With the political turmoil ravaging the apex of ayatollahs’
regime from within, and the mounting popular discontent over
irremediable endemic political, economic, and social crisis,
Tehran will surely press on acquiring the nuclear weapon to
break out its impasse.
Under these circumstances, it would be naiveté of the worst
kind to fathom that Khamenei would do away with the nuclear
weapon program no matter the size of the incentives and
regardless of who will be in the White House come January.
It would be equally naïve to expect a breakthrough after
June 2009 presidential elections in Iran.
Meanwhile, on September 16, under Executive Order 13438, the
United States blacklisted Abdul-Reza Shahlai, a deputy
commander of the Qods Force — the terrorist arm of the
Islamic Revolutionary Guards Corps (IRGC) — along with four
other individuals and two entities for “threatening the
peace and stability of Iraq and the Government of Iraq.”
The U.S. Treasury specifically singled out the Qods Force,
designated in fall 2007 as a Specially Designated Global
Terrorist for providing “lethal support in the form of
weapons, training, funding, and guidance to select groups of
Iraqi Shia militants.”
Confirming the long-held suspicions that the ayatollahs’
regime was behind the well-planned January 20, 2007 ambush
in Karbala where five U.S. soldiers were killed, the
Treasury statement said that Shahlai planned the attack.

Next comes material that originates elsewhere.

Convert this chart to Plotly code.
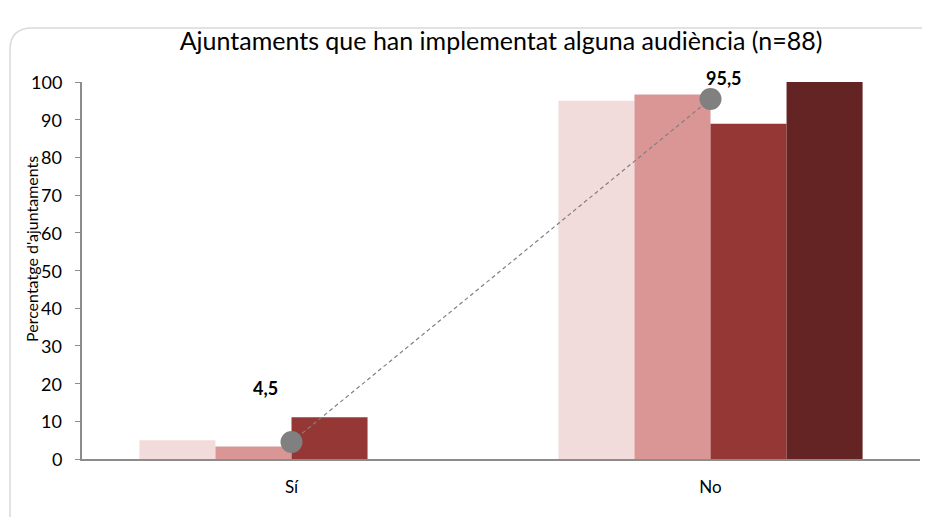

As
of May 2007, Shahlai served as the final approving and
coordinating authority for all Iran-based Lebanese Hizballah
training for JAM Special Groups to fight Coalition Forces in
Iraq.
The clerical regime intends to bolster itself by possessing
nuclear weapons capability and gaining a strategic foothold
in Iraq. Emboldened by a lack of firm multi-lateral response
to its continued defiance of the UNSC resolutions, and
America's weak response to fend off the Ayatollahs' drive to
eliminate its main opposition based in Camp Ashraf, Iraq,
Tehran has hastened its nuclear drive and intensified its
nefarious Iraq campaign.
If the mullahs are not stopped, the free world would be soon
looking at the calamitous specter of a nuclear-armed
state-sponsor of terror bent on using Iraq as a springboard
for its aggressive regional agenda. A growing number of
Members of Congress from both sides of the aisle believe
that sanctions should be coupled with political pressure.
They maintain that Washington should reach out to Iran’s
main democratic opposition. The continued blacklisting of
the opposition has only emboldened the real terrorists
ruling Iran in their nuclear drive and violent intervention
in Iraq.
Alireza Jafarzadeh is a FOX News Channel Foreign Affairs
Analyst and the author of "The
Iran Threat: President Ahmadinejad and the Coming Nuclear
Crisis" (Palgrave Macmillan, 2007).
Jafarzadeh has revealed Iran's terrorist network in Iraq and
its terror training camps since 2003. He first disclosed the
existence of the Natanz uranium enrichment facility and the
Arak heavy water facility in August 2002.